- _Set problem_:
Lines containing the string "size" are to be counted; report only how many there are.

- _Provided data_:
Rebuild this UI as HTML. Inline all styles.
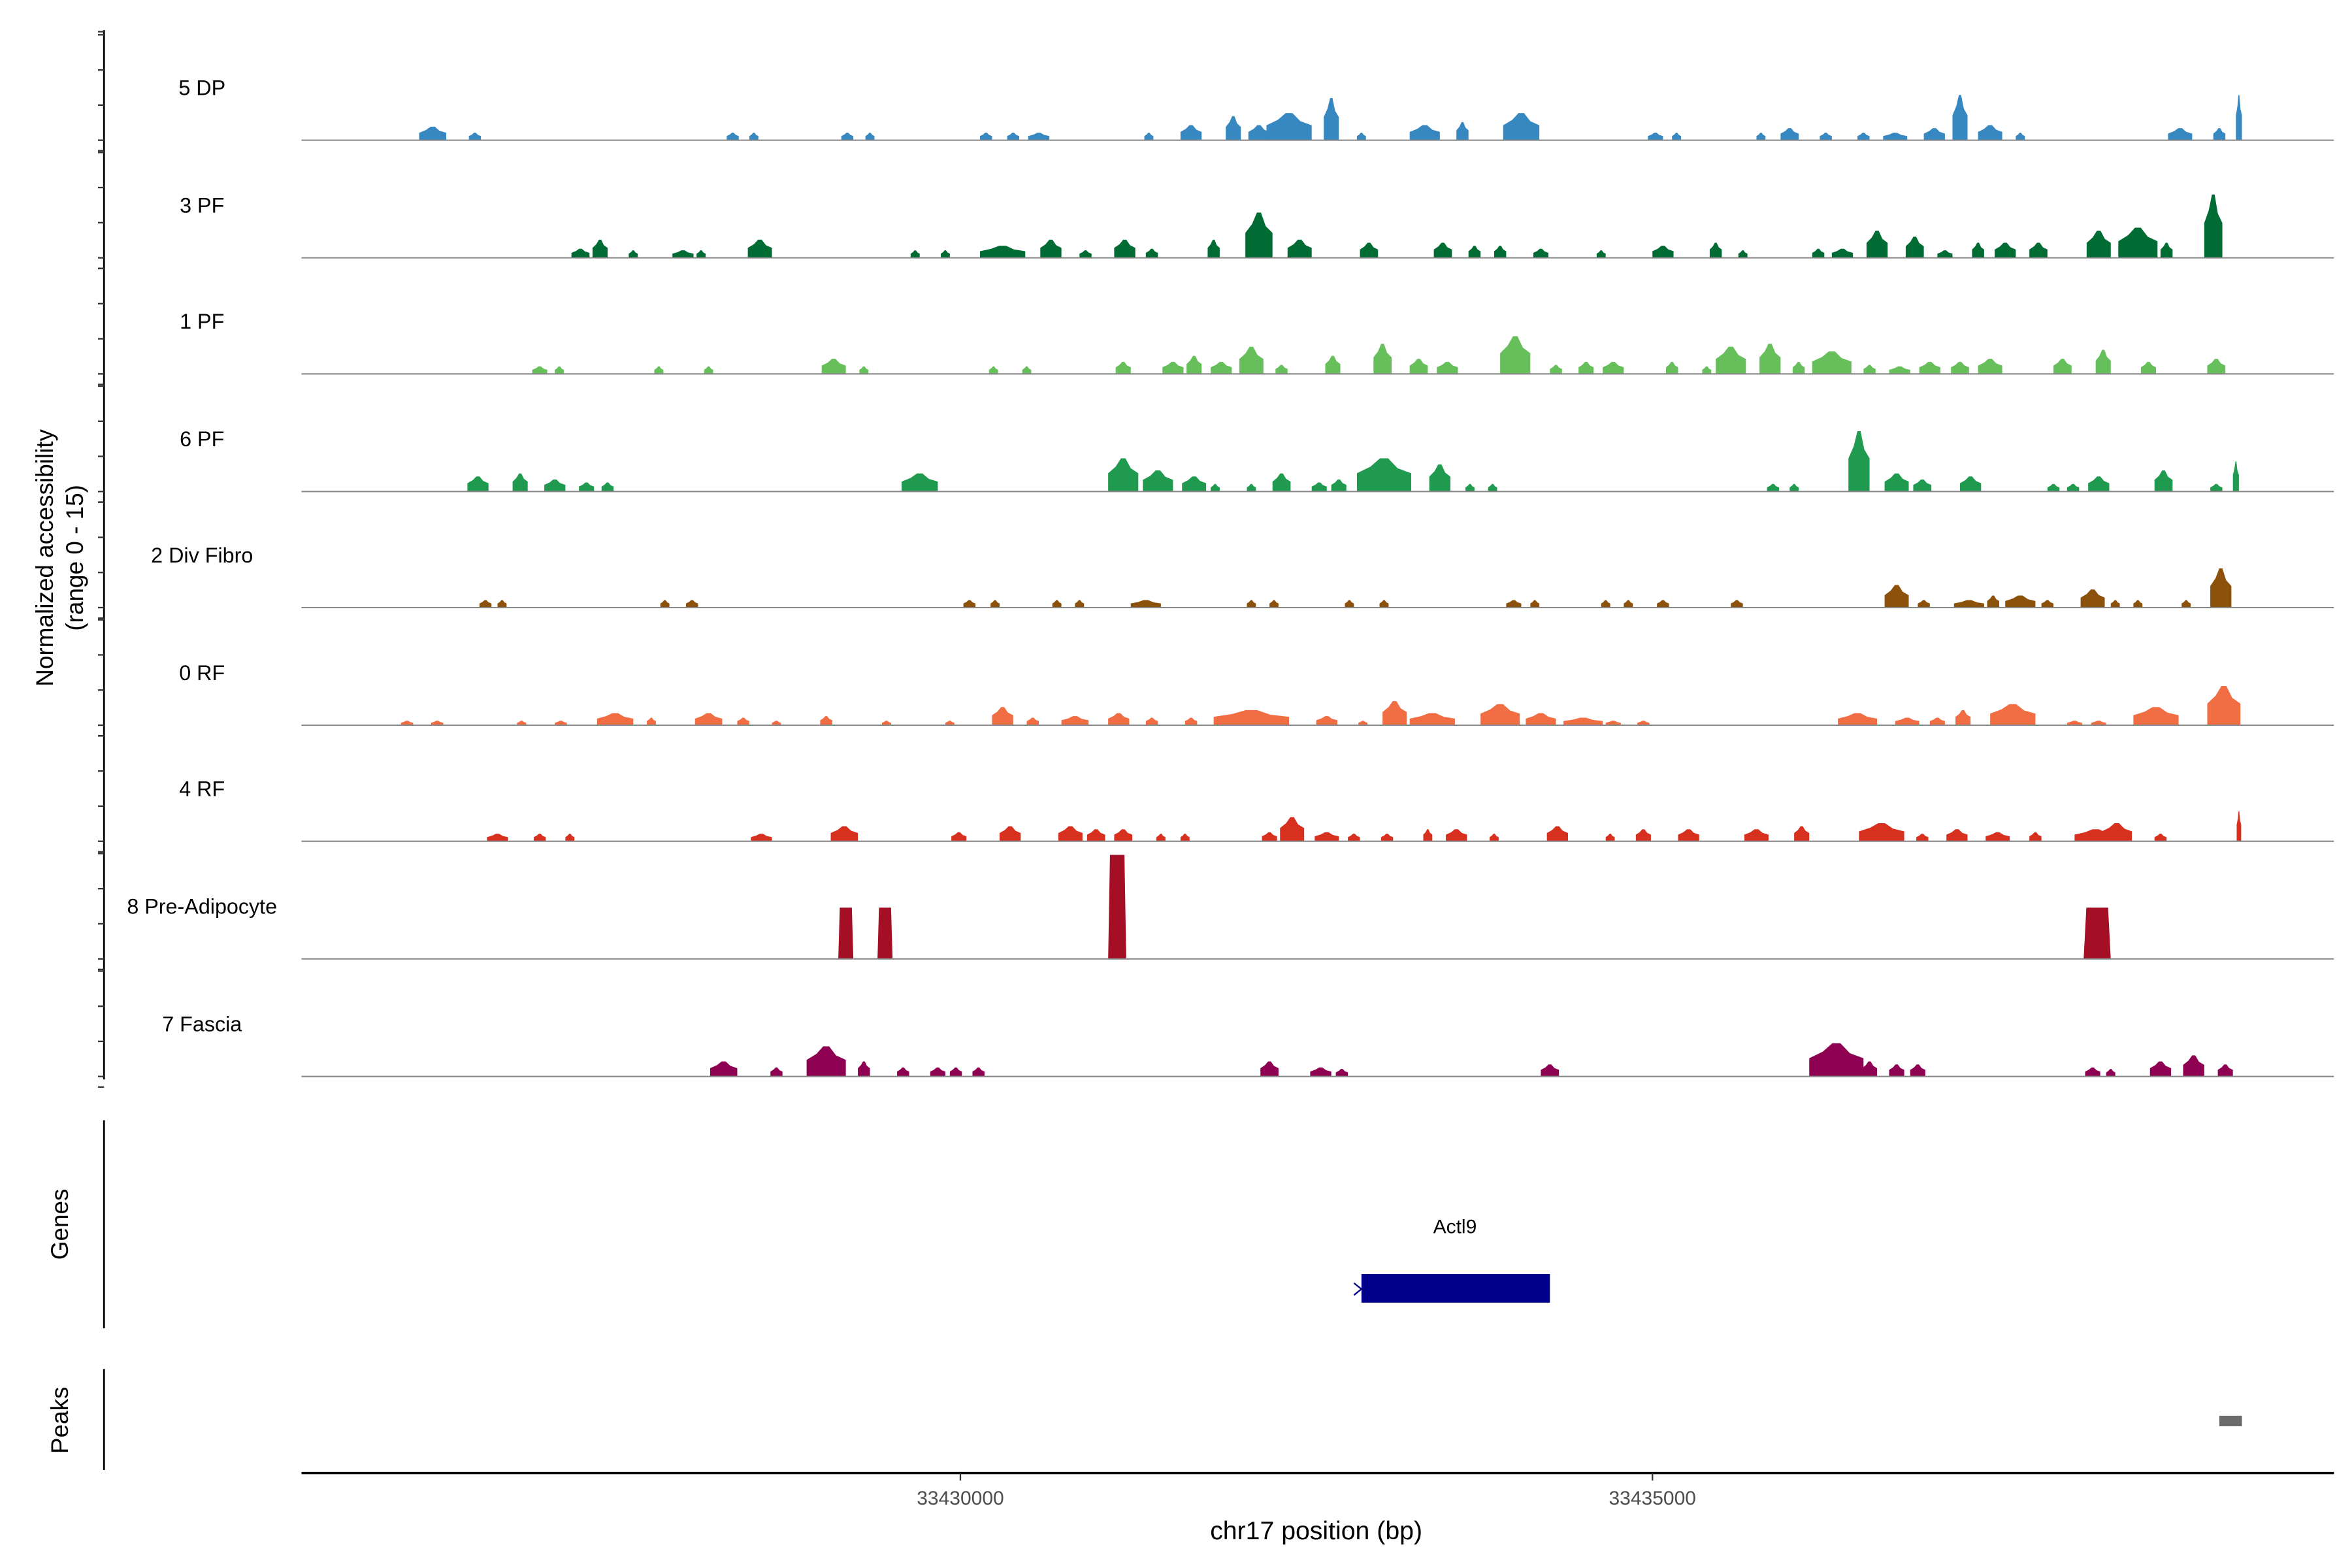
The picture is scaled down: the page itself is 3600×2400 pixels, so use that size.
<!DOCTYPE html>
<html><head><meta charset="utf-8"><style>
html,body{margin:0;padding:0;background:#fff}
svg{display:block}
text{font-family:"Liberation Sans",Arial,sans-serif}
</style></head><body>
<svg id="s" width="3600" height="2400" viewBox="0 0 1560 1040" xmlns="http://www.w3.org/2000/svg">
<rect width="1560" height="1040" fill="#fff"/>
<g id="tracks"></g>
<line x1="69" y1="20" x2="69" y2="716" stroke="#000" stroke-width="1.2"/>
<g id="ticks" stroke="#333" stroke-width="1"></g>
<line x1="69" y1="743" x2="69" y2="881" stroke="#000" stroke-width="1.2"/>
<line x1="69" y1="908" x2="69" y2="975" stroke="#000" stroke-width="1.2"/>
<text transform="translate(35,370) rotate(-90)" text-anchor="middle" font-size="16">Normalized accessibility</text>
<text transform="translate(55,370) rotate(-90)" text-anchor="middle" font-size="16">(range 0 - 15)</text>
<text transform="translate(45,812) rotate(-90)" text-anchor="middle" font-size="16">Genes</text>
<text transform="translate(45,942) rotate(-90)" text-anchor="middle" font-size="16">Peaks</text>
<text x="965" y="818" text-anchor="middle" font-size="13">Actl9</text>
<rect x="903" y="845" width="125" height="19" fill="#00008B"/>
<line x1="898" y1="851" x2="903" y2="855" stroke="#00008B" stroke-width="1"/>
<line x1="898" y1="859" x2="903" y2="855" stroke="#00008B" stroke-width="1"/>
<rect x="1472" y="939" width="15" height="7" fill="#6b6b6b"/>
<line x1="200" y1="977" x2="1548" y2="977" stroke="#000" stroke-width="1.5"/>
<line x1="637" y1="977" x2="637" y2="982" stroke="#333"/>
<line x1="1096" y1="977" x2="1096" y2="982" stroke="#333"/>
<text x="637" y="998" text-anchor="middle" font-size="13" fill="#4d4d4d">33430000</text>
<text x="1096" y="998" text-anchor="middle" font-size="13" fill="#4d4d4d">33435000</text>
<text x="873" y="1021" text-anchor="middle" font-size="17">chr17 position (bp)</text>
</svg>
<script>
var NS="http://www.w3.org/2000/svg";
var T=[
["5 DP",93,"#3787C0",[[287,9,18],[315,5,8],[486,5,8],[500,5,6],[562,5,8],[577,5,6],[654,5,8],[672,5,8],[689,5,14],[762,5,6],[790,10,14],[818,16,10],[835,10,14],[855,18,30],[883,28,10],[903,5,6],[945,10,20],[970,12,8],[1009,18,24],[1098,5,10],[1112,5,6],[1168,5,6],[1187,8,12],[1211,5,8],[1236,5,8],[1257,5,16],[1283,8,14],[1300,30,10],[1320,10,16],[1340,5,6],[1446,8,16],[1472,8,8],[1485,30,4]]],
["3 PF",171,"#006B33",[[385,6,12],[398,12,10],[420,5,6],[453,5,14],[465,5,6],[504,12,16],[607,5,6],[627,5,6],[665,8,30],[697,12,14],[720,5,8],[746,12,14],[764,6,8],[805,12,8],[835,30,18],[862,12,16],[908,10,12],[957,10,12],[978,8,8],[995,8,8],[1022,6,10],[1062,5,6],[1103,8,14],[1138,10,8],[1156,5,6],[1206,6,8],[1222,6,14],[1245,18,14],[1270,14,12],[1290,5,10],[1312,10,8],[1330,10,14],[1352,10,12],[1392,18,16],[1418,20,26],[1437,10,8],[1468,42,12]]],
["1 PF",248,"#67BF5C",[[358,5,10],[371,5,6],[437,5,6],[470,5,6],[553,10,16],[573,5,6],[659,5,6],[681,5,6],[745,8,10],[778,8,14],[792,12,10],[810,8,14],[830,18,16],[850,6,8],[884,12,10],[917,20,12],[941,10,12],[960,8,14],[1005,25,20],[1032,6,8],[1052,8,10],[1070,8,14],[1109,8,8],[1132,5,6],[1148,18,20],[1174,20,14],[1193,8,8],[1215,15,26],[1240,6,8],[1260,5,14],[1280,8,14],[1300,8,12],[1320,10,16],[1368,10,12],[1395,16,10],[1425,8,10],[1470,10,12]]],
["6 PF",326,"#1F9A4E",[[317,10,14],[345,12,10],[368,8,14],[389,6,10],[403,6,8],[610,12,24],[745,22,20],[768,14,20],[792,10,16],[806,5,6],[830,5,6],[850,12,12],[875,6,10],[888,8,10],[918,22,36],[955,18,14],[975,5,6],[990,5,6],[1176,5,8],[1190,5,6],[1233,40,14],[1258,12,16],[1275,8,12],[1307,10,14],[1362,5,8],[1375,5,8],[1392,10,14],[1435,14,12],[1470,5,8],[1483,20,4]]],
["2 Div Fibro",403,"#8C510A",[[322,5,8],[333,5,6],[441,5,6],[459,5,8],[643,5,8],[660,5,6],[701,5,6],[716,5,6],[760,5,20],[830,5,6],[845,5,6],[895,5,6],[918,5,6],[1004,5,10],[1018,5,6],[1065,5,6],[1080,5,6],[1103,5,8],[1152,5,8],[1258,15,16],[1276,5,8],[1306,5,20],[1322,8,8],[1340,8,20],[1358,5,8],[1388,12,16],[1403,5,6],[1418,5,6],[1450,5,6],[1473,26,14]]],
["0 RF",481,"#F16D43",[[270,3,8],[290,3,8],[346,3,6],[372,3,8],[408,8,24],[432,5,6],[470,8,18],[493,5,8],[515,3,6],[548,6,8],[588,3,6],[630,3,6],[665,12,14],[685,5,8],[713,6,18],[742,8,14],[764,5,8],[790,5,8],[830,10,50],[880,6,14],[904,3,6],[925,16,16],[950,8,30],[995,14,26],[1022,8,20],[1050,5,26],[1070,3,10],[1090,3,8],[1232,8,26],[1265,5,16],[1285,5,10],[1302,10,10],[1335,14,30],[1376,3,10],[1392,3,10],[1430,12,30],[1475,26,22]]],
["4 RF",558,"#D7301F",[[330,5,14],[358,5,8],[378,5,6],[505,5,14],[560,10,18],[636,6,10],[670,10,14],[710,10,16],[727,8,12],[745,8,12],[770,5,6],[786,5,6],[842,6,10],[857,16,16],[880,6,16],[898,5,8],[920,5,8],[947,8,6],[966,8,14],[991,5,6],[1033,10,14],[1068,5,6],[1090,8,10],[1120,8,14],[1165,8,16],[1195,10,10],[1248,12,30],[1275,5,8],[1298,8,14],[1325,6,16],[1350,6,8],[1390,8,28],[1404,12,20],[1433,5,8],[1485,20,3]]],
["8 Pre-Adipocyte",636,"#A50F26",[[561,34,10],[587,34,10],[741,69,12],[1391,34,18]]],
["7 Fascia",714,"#8E0152",[[480,10,18],[515,6,8],[548,20,26],[573,10,8],[599,6,8],[622,6,10],[634,6,8],[649,6,8],[842,10,12],[876,6,14],[890,5,8],[1028,8,12],[1218,22,36],[1240,10,10],[1258,8,10],[1272,8,10],[1388,6,10],[1400,5,6],[1433,10,14],[1455,14,14],[1476,8,10]]]
];
var g=document.getElementById("tracks"),tk=document.getElementById("ticks");
function el(n,a,p){var e=document.createElementNS(NS,n);for(var k in a)e.setAttribute(k,a[k]);(p||g).appendChild(e);return e;}
T.forEach(function(t){
 var b=t[1];
 t[3].forEach(function(p){
  var x=p[0],h=p[1],w=p[2]/2,pts;
  if(t[0]=="8 Pre-Adipocyte"){pts=[[x-w,b],[x-w*0.8,b-h],[x+w*0.8,b-h],[x+w,b]];}
  else pts=[[x-w,b],[x-w,b-h*0.55],[x-w*0.5,b-h*0.75],[x-w*0.15,b-h],[x+w*0.15,b-h],[x+w*0.5,b-h*0.7],[x+w,b-h*0.55],[x+w,b]];
  el("polygon",{points:pts.map(function(q){return q.join(",")}).join(" "),fill:t[2]});
 });
 el("line",{x1:200,y1:b,x2:1548,y2:b,stroke:"#888","stroke-width":0.9});
 var lb=el("text",{x:134,y:b-30,"text-anchor":"middle","font-size":"14"});lb.textContent=t[0];
 for(var i=0;i<4;i++){var y=b-i*23.3;el("line",{x1:65,y1:y,x2:69,y2:y},tk);}
 el("line",{x1:65,y1:b+7,x2:69,y2:b+7},tk);
});
el("line",{x1:65,y1:21,x2:69,y2:21},tk);
</script>
</body></html>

- _Response for this exercise_:
10